===== SUPPLIED INFORMATION =====

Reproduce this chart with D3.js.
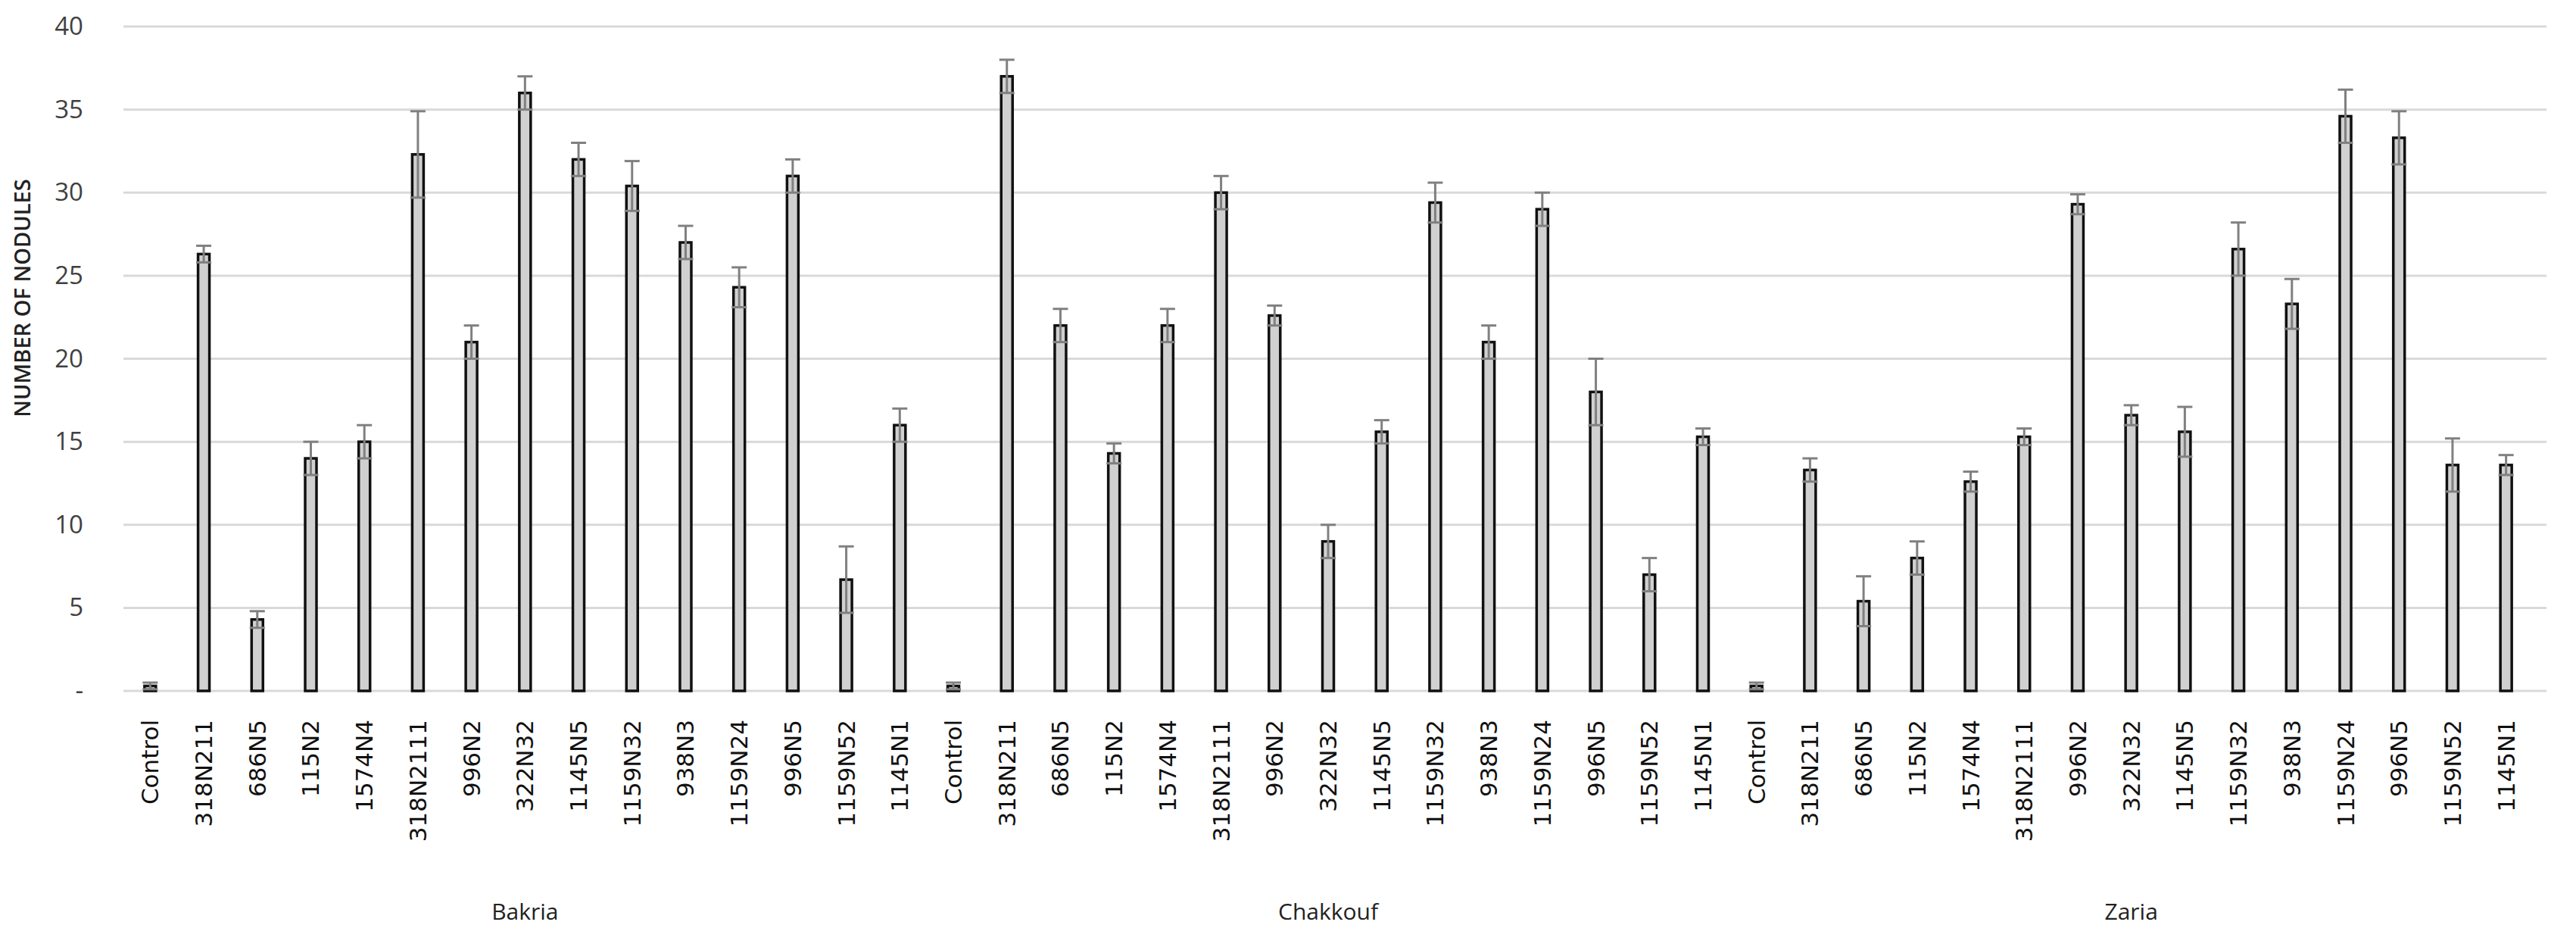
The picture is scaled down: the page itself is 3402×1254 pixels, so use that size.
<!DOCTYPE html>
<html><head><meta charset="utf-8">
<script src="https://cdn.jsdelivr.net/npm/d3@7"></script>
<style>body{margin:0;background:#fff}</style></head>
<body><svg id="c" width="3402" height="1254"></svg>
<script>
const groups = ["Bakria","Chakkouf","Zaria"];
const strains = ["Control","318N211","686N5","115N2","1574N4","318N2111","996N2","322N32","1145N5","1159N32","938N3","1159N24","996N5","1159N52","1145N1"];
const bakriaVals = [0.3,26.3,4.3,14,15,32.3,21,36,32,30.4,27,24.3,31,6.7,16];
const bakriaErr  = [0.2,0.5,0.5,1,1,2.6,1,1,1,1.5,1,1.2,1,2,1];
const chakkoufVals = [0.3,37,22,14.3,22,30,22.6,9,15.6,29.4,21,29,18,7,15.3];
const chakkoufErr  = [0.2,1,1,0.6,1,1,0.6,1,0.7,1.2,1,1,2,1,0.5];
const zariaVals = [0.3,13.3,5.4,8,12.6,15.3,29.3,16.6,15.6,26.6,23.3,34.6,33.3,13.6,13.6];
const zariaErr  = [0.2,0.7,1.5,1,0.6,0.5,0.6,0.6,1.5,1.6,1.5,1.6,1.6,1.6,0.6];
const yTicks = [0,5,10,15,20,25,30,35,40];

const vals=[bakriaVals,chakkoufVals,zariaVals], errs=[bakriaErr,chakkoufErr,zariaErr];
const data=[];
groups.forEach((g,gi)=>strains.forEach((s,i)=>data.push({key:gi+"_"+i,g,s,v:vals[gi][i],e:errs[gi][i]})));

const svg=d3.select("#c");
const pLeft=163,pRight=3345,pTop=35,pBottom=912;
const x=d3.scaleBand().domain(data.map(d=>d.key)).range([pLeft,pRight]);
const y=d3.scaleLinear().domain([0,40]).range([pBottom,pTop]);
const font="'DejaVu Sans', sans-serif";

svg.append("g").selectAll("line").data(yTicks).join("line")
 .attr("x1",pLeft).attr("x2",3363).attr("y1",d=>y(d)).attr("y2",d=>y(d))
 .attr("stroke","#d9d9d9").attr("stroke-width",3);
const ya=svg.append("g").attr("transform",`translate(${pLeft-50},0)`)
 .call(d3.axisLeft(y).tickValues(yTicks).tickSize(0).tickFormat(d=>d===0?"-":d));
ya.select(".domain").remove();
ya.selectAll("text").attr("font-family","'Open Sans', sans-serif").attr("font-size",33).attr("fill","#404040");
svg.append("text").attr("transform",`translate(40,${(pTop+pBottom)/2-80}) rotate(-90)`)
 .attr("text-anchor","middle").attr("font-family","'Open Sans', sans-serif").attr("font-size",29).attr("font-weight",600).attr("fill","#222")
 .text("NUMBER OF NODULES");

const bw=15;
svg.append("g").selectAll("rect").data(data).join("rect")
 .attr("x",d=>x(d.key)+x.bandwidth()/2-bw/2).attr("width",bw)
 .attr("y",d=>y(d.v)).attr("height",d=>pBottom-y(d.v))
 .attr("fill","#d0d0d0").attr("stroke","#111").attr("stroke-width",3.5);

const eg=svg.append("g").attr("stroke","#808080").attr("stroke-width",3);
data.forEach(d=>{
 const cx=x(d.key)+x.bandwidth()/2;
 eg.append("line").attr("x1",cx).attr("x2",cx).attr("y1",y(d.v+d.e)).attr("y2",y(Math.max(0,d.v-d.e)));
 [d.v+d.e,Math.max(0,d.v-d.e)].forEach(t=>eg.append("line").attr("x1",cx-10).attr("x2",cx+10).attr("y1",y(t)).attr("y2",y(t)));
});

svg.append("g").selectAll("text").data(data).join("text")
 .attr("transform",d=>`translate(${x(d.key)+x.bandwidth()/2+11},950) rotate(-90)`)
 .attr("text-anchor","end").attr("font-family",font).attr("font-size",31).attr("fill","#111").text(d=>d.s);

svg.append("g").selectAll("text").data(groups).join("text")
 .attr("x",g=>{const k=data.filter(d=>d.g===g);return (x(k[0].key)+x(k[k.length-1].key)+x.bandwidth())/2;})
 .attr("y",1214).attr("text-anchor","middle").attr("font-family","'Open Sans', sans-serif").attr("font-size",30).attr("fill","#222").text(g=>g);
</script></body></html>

=====

Images in the data above are to be skipped. Retype all other material exactly.

* **COMPLETE RESPONSE**
Reproduce this chart with D3.js.
The picture is scaled down: the page itself is 3402×1254 pixels, so use that size.
<!DOCTYPE html>
<html><head><meta charset="utf-8">
<script src="https://cdn.jsdelivr.net/npm/d3@7"></script>
<style>body{margin:0;background:#fff}</style></head>
<body><svg id="c" width="3402" height="1254"></svg>
<script>
const groups = ["Bakria","Chakkouf","Zaria"];
const strains = ["Control","318N211","686N5","115N2","1574N4","318N2111","996N2","322N32","1145N5","1159N32","938N3","1159N24","996N5","1159N52","1145N1"];
const bakriaVals = [0.3,26.3,4.3,14,15,32.3,21,36,32,30.4,27,24.3,31,6.7,16];
const bakriaErr  = [0.2,0.5,0.5,1,1,2.6,1,1,1,1.5,1,1.2,1,2,1];
const chakkoufVals = [0.3,37,22,14.3,22,30,22.6,9,15.6,29.4,21,29,18,7,15.3];
const chakkoufErr  = [0.2,1,1,0.6,1,1,0.6,1,0.7,1.2,1,1,2,1,0.5];
const zariaVals = [0.3,13.3,5.4,8,12.6,15.3,29.3,16.6,15.6,26.6,23.3,34.6,33.3,13.6,13.6];
const zariaErr  = [0.2,0.7,1.5,1,0.6,0.5,0.6,0.6,1.5,1.6,1.5,1.6,1.6,1.6,0.6];
const yTicks = [0,5,10,15,20,25,30,35,40];

const vals=[bakriaVals,chakkoufVals,zariaVals], errs=[bakriaErr,chakkoufErr,zariaErr];
const data=[];
groups.forEach((g,gi)=>strains.forEach((s,i)=>data.push({key:gi+"_"+i,g,s,v:vals[gi][i],e:errs[gi][i]})));

const svg=d3.select("#c");
const pLeft=163,pRight=3345,pTop=35,pBottom=912;
const x=d3.scaleBand().domain(data.map(d=>d.key)).range([pLeft,pRight]);
const y=d3.scaleLinear().domain([0,40]).range([pBottom,pTop]);
const font="'DejaVu Sans', sans-serif";

svg.append("g").selectAll("line").data(yTicks).join("line")
 .attr("x1",pLeft).attr("x2",3363).attr("y1",d=>y(d)).attr("y2",d=>y(d))
 .attr("stroke","#d9d9d9").attr("stroke-width",3);
const ya=svg.append("g").attr("transform",`translate(${pLeft-50},0)`)
 .call(d3.axisLeft(y).tickValues(yTicks).tickSize(0).tickFormat(d=>d===0?"-":d));
ya.select(".domain").remove();
ya.selectAll("text").attr("font-family","'Open Sans', sans-serif").attr("font-size",33).attr("fill","#404040");
svg.append("text").attr("transform",`translate(40,${(pTop+pBottom)/2-80}) rotate(-90)`)
 .attr("text-anchor","middle").attr("font-family","'Open Sans', sans-serif").attr("font-size",29).attr("font-weight",600).attr("fill","#222")
 .text("NUMBER OF NODULES");

const bw=15;
svg.append("g").selectAll("rect").data(data).join("rect")
 .attr("x",d=>x(d.key)+x.bandwidth()/2-bw/2).attr("width",bw)
 .attr("y",d=>y(d.v)).attr("height",d=>pBottom-y(d.v))
 .attr("fill","#d0d0d0").attr("stroke","#111").attr("stroke-width",3.5);

const eg=svg.append("g").attr("stroke","#808080").attr("stroke-width",3);
data.forEach(d=>{
 const cx=x(d.key)+x.bandwidth()/2;
 eg.append("line").attr("x1",cx).attr("x2",cx).attr("y1",y(d.v+d.e)).attr("y2",y(Math.max(0,d.v-d.e)));
 [d.v+d.e,Math.max(0,d.v-d.e)].forEach(t=>eg.append("line").attr("x1",cx-10).attr("x2",cx+10).attr("y1",y(t)).attr("y2",y(t)));
});

svg.append("g").selectAll("text").data(data).join("text")
 .attr("transform",d=>`translate(${x(d.key)+x.bandwidth()/2+11},950) rotate(-90)`)
 .attr("text-anchor","end").attr("font-family",font).attr("font-size",31).attr("fill","#111").text(d=>d.s);

svg.append("g").selectAll("text").data(groups).join("text")
 .attr("x",g=>{const k=data.filter(d=>d.g===g);return (x(k[0].key)+x(k[k.length-1].key)+x.bandwidth())/2;})
 .attr("y",1214).attr("text-anchor","middle").attr("font-family","'Open Sans', sans-serif").attr("font-size",30).attr("fill","#222").text(g=>g);
</script></body></html>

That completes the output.